SemiMemes: A Semi-supervised Learning Approach for Multimodal Memes Analysis
This addresses the problem of censoring harmful content on social media for platform moderators, but it is incremental as it builds on existing multimodal techniques.
The research tackled sentiment analysis of memes for content moderation by proposing a multimodal semi-supervised learning approach, which outperformed state-of-the-art models on two datasets, including the Hateful Memes dataset.
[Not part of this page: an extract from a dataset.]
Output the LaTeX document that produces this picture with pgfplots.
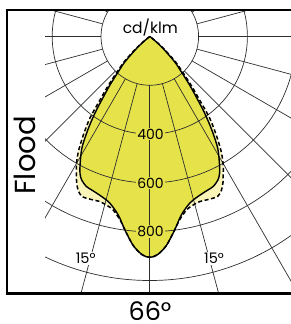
\documentclass[border=0pt]{standalone}
\usepackage{fontspec}
\setmainfont{Poppins}
\usepackage{pgfplots}
\pgfplotsset{compat=1.18}
\usepackage{pgfplotstable}

\definecolor{mainyel}{HTML}{E6E24A}
\definecolor{paleyel}{HTML}{FAF4B8}
\definecolor{gridc}{HTML}{2E2E2E}

% angle t (degrees from straight down), intensity r (cd/klm)
\pgfplotstableread{
t r
-53 0
-51 25
-48 72
-44.5 145
-41.8 193
-39.4 257
-37.1 327
-35.5 390
-33.5 462
-31.3 536
-28.5 599
-27 630
-25.4 651
-23 667
-21 672
-18.7 678
-16 688
-13.4 703
-10 743
-7.3 800
-4.5 860
-2 895
0 905
2 895
4.5 860
7.3 800
10 743
13.4 703
16 688
18.7 678
21 672
23 667
25.4 651
27 630
28.5 599
31.3 536
33.5 462
35.5 390
37.1 327
39.4 257
41.8 193
44.5 145
48 72
51 25
53 0
}\solidtab

\pgfplotstableread{
t r
-54 0
-52 25
-49 72
-45.5 145
-42.6 200
-40.2 265
-38 335
-36.3 414
-34.0 487
-31.8 556
-29.6 610
-28 640
-26.7 668
-25 695
-23 712
-20 710
-16.8 707
-14 715
-11.9 727
-9.2 762
-7.3 800
-4.5 860
-2 895
0 905
2 895
4.5 860
7.3 800
9.2 762
11.9 727
14 715
16.8 707
20 710
23 712
25 695
26.7 668
28 640
29.6 610
31.8 556
34.0 487
36.3 414
38 335
40.2 265
42.6 200
45.5 145
49 72
52 25
54 0
}\dashtab

\pgfplotsset{polarbase/.style={
  hide axis, x=0.244pt, y=0.244pt,
  xmin=-585.2, xmax=582.8, ymin=-1054.1, ymax=108.6,
  clip=false, anchor=south west, at={(7pt,-293.7pt)}}}

\begin{document}
\begin{tikzpicture}
\path[use as bounding box] (0pt,0pt) rectangle (290pt,-324pt);

% fills
\begin{axis}[polarbase]
\addplot[fill=paleyel, draw=none, smooth, tension=0.5]
  table[x expr={\thisrow{r}*sin(\thisrow{t})}, y expr={-\thisrow{r}*cos(\thisrow{t})}] {\dashtab};
\addplot[fill=mainyel, draw=none, smooth, tension=0.5]
  table[x expr={\thisrow{r}*sin(\thisrow{t})}, y expr={-\thisrow{r}*cos(\thisrow{t})}] {\solidtab};
\end{axis}

% polar grid
\begin{scope}
\clip (45pt,-10pt) rectangle (292pt,-293.7pt);
\begin{scope}[shift={(149.8pt,-36.5pt)}, x=0.244pt, y=0.244pt]
\foreach \a in {0,15,...,345} \draw[gridc, line width=0.7pt] (\a:200) -- (\a:2500);
\foreach \r in {200,400,600,800,1000,1200} \draw[gridc, line width=0.7pt] (0,0) circle[radius=\r];
\end{scope}
\end{scope}

% outlines
\begin{axis}[polarbase]
\addplot[black, line width=1.5pt, dash pattern=on 4pt off 2.6pt, smooth, tension=0.5]
  table[x expr={\thisrow{r}*sin(\thisrow{t})}, y expr={-\thisrow{r}*cos(\thisrow{t})}] {\dashtab};
\addplot[black, line width=1.4pt, smooth, tension=0.5]
  table[x expr={\thisrow{r}*sin(\thisrow{t})}, y expr={-\thisrow{r}*cos(\thisrow{t})}] {\solidtab};
\end{axis}

% labels
\begin{scope}[shift={(149.8pt,-36.5pt)}, x=0.244pt, y=0.244pt]
\node[font=\fontsize{15.5}{16}\selectfont, inner sep=0pt] at (2,38) {cd/klm};
\foreach \v in {400,600,800}
  \node[fill=mainyel, font=\fontsize{14}{14}\selectfont, inner sep=1.2pt] at (3,-\v) {\v};
\node[fill=white, font=\fontsize{14.5}{14}\selectfont, inner sep=1pt] at (-263,-910) {15°};
\node[fill=white, font=\fontsize{14.5}{14}\selectfont, inner sep=1pt] at (263,-910) {15°};
\end{scope}

% frame
\draw[black, line width=2.6pt] (300pt,-10pt) -- (7pt,-10pt) -- (7pt,-293.7pt) -- (300pt,-293.7pt);

\node[rotate=90, font=\fontsize{29}{29}\selectfont, inner sep=0pt] at (24.5pt,-155.5pt) {Flood};
\node[font=\fontsize{25.5}{26}\selectfont, inner sep=0pt] at (150pt,-311pt) {66°};
\end{tikzpicture}
\end{document}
The prevalence of memes on social media has created the need to sentiment analyze their underlying meanings for censoring harmful content. Meme censoring systems by machine learning raise the need for a semi-supervised learning solution to take advantage of the large number of unlabeled memes available on the internet and make the annotation process less challenging. Moreover, the approach needs to utilize multimodal data as memes' meanings usually come from both images and texts. This research proposes a multimodal semi-supervised learning approach that outperforms other multimodal semi-supervised learning and supervised learning state-of-the-art models on two datasets, the Multimedia Automatic Misogyny Identification and Hateful Memes dataset. Building on the insights gained from Contrastive Language-Image Pre-training, which is an effective multimodal learning technique, this research introduces SemiMemes, a novel training method that combines auto-encoder and classification task to make use of the resourceful unlabeled data.